What is she taking a picture of?

That’s Manhattan, with the newly topped out World Trade Center there in the middle, rising 1,776 feet. We’re departing out of Bayonne, NJ — which sounds like it should be exotic, but don’t be misled — and heading to Bermuda.

Here is a look at some of the vessels coming up the Hudson River as we are departing. This is the Blue Rose. She’s a 6-year-old oil and chemical tanker that can carry 38,500 tons, flying the flag of the Marshall Islands.

The Osaka Car is just four years old. She’s a car carrier, and can tote 12,321 tons safely. This vessel flies the flag of Singapore and cruises at an average of 13.4 knots per hour. If you’ve ever wondered what 183 meters looks like, today is your lucky day.

And here is Panama’s New Century I. Built in 2001, she’s 199 meters long and 32 meters wide. This is a Roll-on/roll-off and passenger ship. That sounds like an awful lot of fun.

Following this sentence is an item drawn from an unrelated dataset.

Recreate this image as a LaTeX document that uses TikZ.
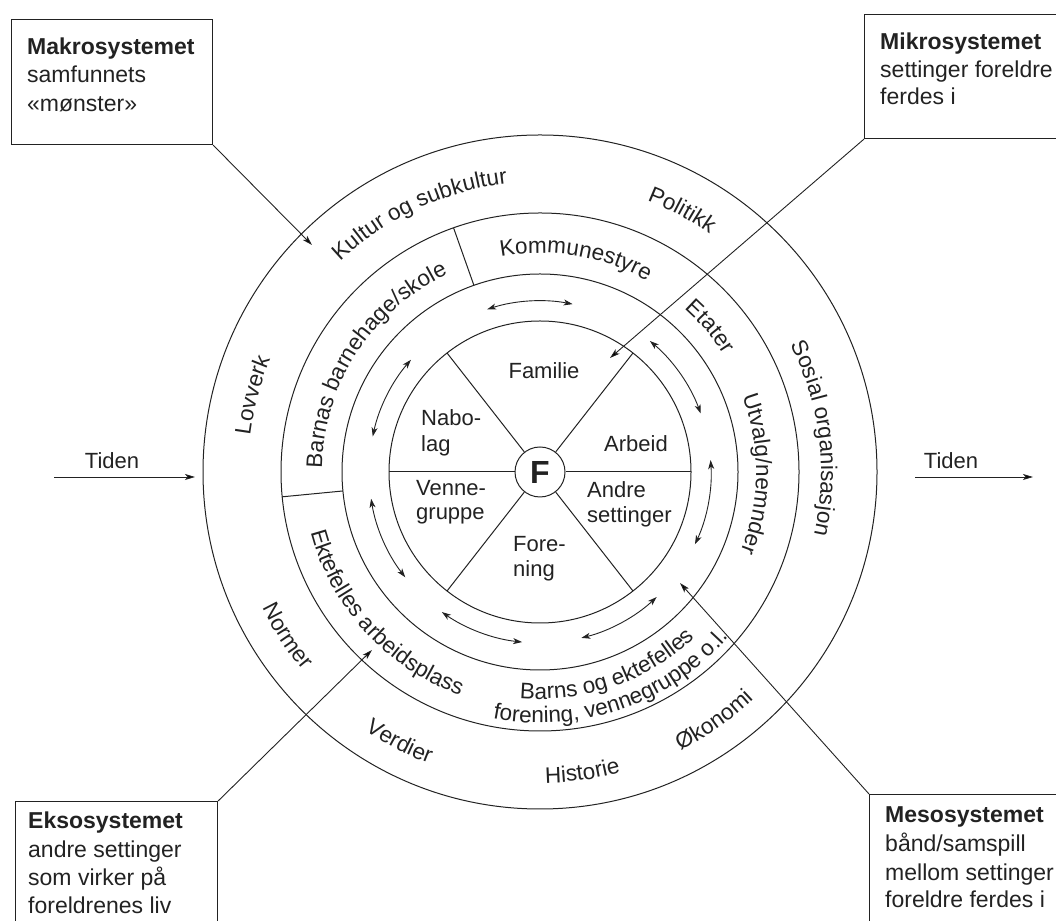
\documentclass[tikz,border=0pt]{standalone}
\usepackage{fontspec}
\setmainfont{Liberation Sans}
\usetikzlibrary{arrows.meta,decorations.text,calc}
\newcommand\ringfont{\fontsize{22.5}{27}\selectfont}
\newcommand\secfont{\fontsize{22}{26}\selectfont}
\newcommand\boxfont{\fontsize{23}{28}\selectfont}
\newcommand\cwtext[3]{\path[decorate,decoration={text along path,text align=center,text color=ink,text={|\ringfont|#3}}] ([shift={({#1+70}:#2)}]C) arc[start angle={#1+70},end angle={#1-70},radius=#2pt];}
\newcommand\ccwtext[3]{\path[decorate,decoration={text along path,text align=center,text color=ink,text={|\ringfont|#3}}] ([shift={({#1-70}:#2)}]C) arc[start angle={#1-70},end angle={#1+70},radius=#2pt];}
\definecolor{ink}{HTML}{222222}
\begin{document}
\begin{tikzpicture}[x=1pt,y=1pt,
  line/.style={draw=ink,line width=1pt},
  biarrow/.style={draw=ink,line width=0.9pt,{Stealth[length=9pt,width=6pt,inset=2.5pt]}-{Stealth[length=9pt,width=6pt,inset=2.5pt]}},
  callout/.style={draw=ink,line width=0.9pt,-{Stealth[length=10pt,width=6pt,inset=2.5pt]}},
  boxst/.style={draw=ink,line width=1.1pt,inner sep=0pt},
  boxtitle/.style={anchor=base west,inner sep=0pt,text=ink,font=\boxfont\bfseries},
  boxline/.style={anchor=base west,inner sep=0pt,text=ink,font=\boxfont},
  sectext/.style={anchor=base west,inner sep=0pt,text=ink,font=\secfont}]
\useasboundingbox (0,0) rectangle (1056,920);
\coordinate (C) at (540,448);
% circles
\draw[line] (C) circle[radius=337pt];
\draw[line] (C) circle[radius=259pt];
\draw[line] (C) circle[radius=198pt];
\draw[line] (C) circle[radius=151pt];
% ring 2 dividers
\draw[line] ([shift={(109.5:198)}]C) -- ([shift={(109.5:259)}]C);
\draw[line] ([shift={(185.5:198)}]C) -- ([shift={(185.5:259)}]C);
% centre
\node[circle,draw=ink,line width=1pt,minimum size=50pt,inner sep=0pt,text=ink,font=\bfseries\fontsize{32}{32}\selectfont] (F) at (C) {F};
\foreach \a in {0,52,128,180,232,308}
  \draw[line] (F.\a) -- ([shift={(\a:151)}]C);
% sector texts
\node[sectext,anchor=base] (familie) at (544,541) {Familie};
\node[sectext] (nabo1) at (421,494) {Nabo-};
\node[sectext] (nabo2) at (421,468) {lag};
\node[sectext,anchor=base] (arbeid) at (636,468) {Arbeid};
\node[sectext] (venne1) at (416,424) {Venne-};
\node[sectext] (venne2) at (416,400) {gruppe};
\node[sectext] (andre1) at (587,422) {Andre};
\node[sectext] (andre2) at (587,397) {settinger};
\node[sectext] (fore1) at (513,368) {Fore-};
\node[sectext] (fore2) at (513,343) {ning};
% ring 3 arrows
\foreach \s/\e in {79/108,139/168,20/50,-25/4,-76/-47,189/218,235/264}
  \draw[biarrow] ([shift={(\s:171)}]C) arc[start angle=\s,end angle=\e,radius=171pt];
% outer ring texts
\cwtext{115}{290}{Kultur og subkultur}
\cwtext{61.5}{292}{Politikk}
\cwtext{7}{281}{Sosial organisasjon}
\cwtext{165}{292}{Lovverk}
\ccwtext{213}{309}{Normer}
\ccwtext{242.5}{312}{Verdier}
\ccwtext{278}{311}{Historie}
\ccwtext{305}{312}{Økonomi}
% ring 2 texts
\cwtext{147}{218}{Barnas barnehage/skole}
\cwtext{80.5}{219}{Kommunestyre}
\cwtext{40.5}{218}{Etater}
\cwtext{-0.5}{216}{Utvalg/nemnder}
\ccwtext{-71}{227}{Barns og ektefelles}
\ccwtext{-71}{251}{forening, vennegruppe o.l.}
\ccwtext{222.5}{237}{Ektefelles arbeidsplass}
% Tiden
\node[anchor=base,inner sep=0pt,text=ink,font=\secfont] (tidenL) at (112,451) {Tiden};
\coordinate (tLa) at (54,443);
\coordinate (tLb) at (195,443);
\draw[callout] (tLa) -- (tLb);
\node[anchor=base,inner sep=0pt,text=ink,font=\secfont] (tidenR) at (951,451) {Tiden};
\coordinate (tRa) at (915,443);
\coordinate (tRb) at (1033,443);
\draw[callout] (tRa) -- (tRb);
% boxes
\node[boxst,minimum width=201pt,minimum height=125pt,anchor=north west] (makro) at (11,901) {};
\node[boxtitle] (makro1) at (27,865) {Makrosystemet};
\node[boxline] (makro2) at (27,837) {samfunnets};
\node[boxline] (makro3) at (27,808) {«mønster»};
\coordinate (makrotip) at (312,675);
\draw[callout] (makro.south east) -- (makrotip);

\node[boxst,minimum width=230pt,minimum height=124pt,anchor=north west] (mikro) at (864,906) {};
\node[boxtitle] (mikro1) at (880,870) {Mikrosystemet};
\node[boxline] (mikro2) at (880,842) {settinger foreldre};
\node[boxline] (mikro3) at (880,815) {ferdes i};
\coordinate (mikrotip) at (610,562);
\draw[callout] (mikro.south west) -- (mikrotip);

\node[boxst,minimum width=202pt,minimum height=160pt,anchor=north west] (ekso) at (15,119) {};
\node[boxtitle] (ekso1) at (28,92) {Eksosystemet};
\node[boxline] (ekso2) at (28,63) {andre settinger};
\node[boxline] (ekso3) at (28,35) {som virker på};
\node[boxline] (ekso4) at (28,7) {foreldrenes liv};
\coordinate (eksotip) at (372,270);
\draw[callout] (ekso.north east) -- (eksotip);

\node[boxst,minimum width=220pt,minimum height=160pt,anchor=north west] (meso) at (869,126) {};
\node[boxtitle] (meso1) at (885,97) {Mesosystemet};
\node[boxline] (meso2) at (885,68) {bånd/samspill};
\node[boxline] (meso3) at (885,40) {mellom settinger};
\node[boxline] (meso4) at (885,13) {foreldre ferdes i};
\coordinate (mesotip) at (680,337);
\draw[callout] (meso.north west) -- (mesotip);
\end{tikzpicture}
\end{document}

But not as fun as our trip. As you leave the Hudson River basin you see Brooklyn on one side and Staten Island on the other. You cross under the Verrazano Narrows Bridge, a double-decked suspension bridge, which was the largest suspension bridge in the world from 1964 until 1981. (It is now the 10th longest.)
What matters today is the vertical clearance. Anything under 228 feet can get under it. And while I can’t find any measurements for our ship’s height, we’re close enough to the bridge to make this a possibility in any child’s mind:

She stretched soooo hard to reach that bridge. She didn’t make it. She’ll just have to go to Bermuda with the rest of us.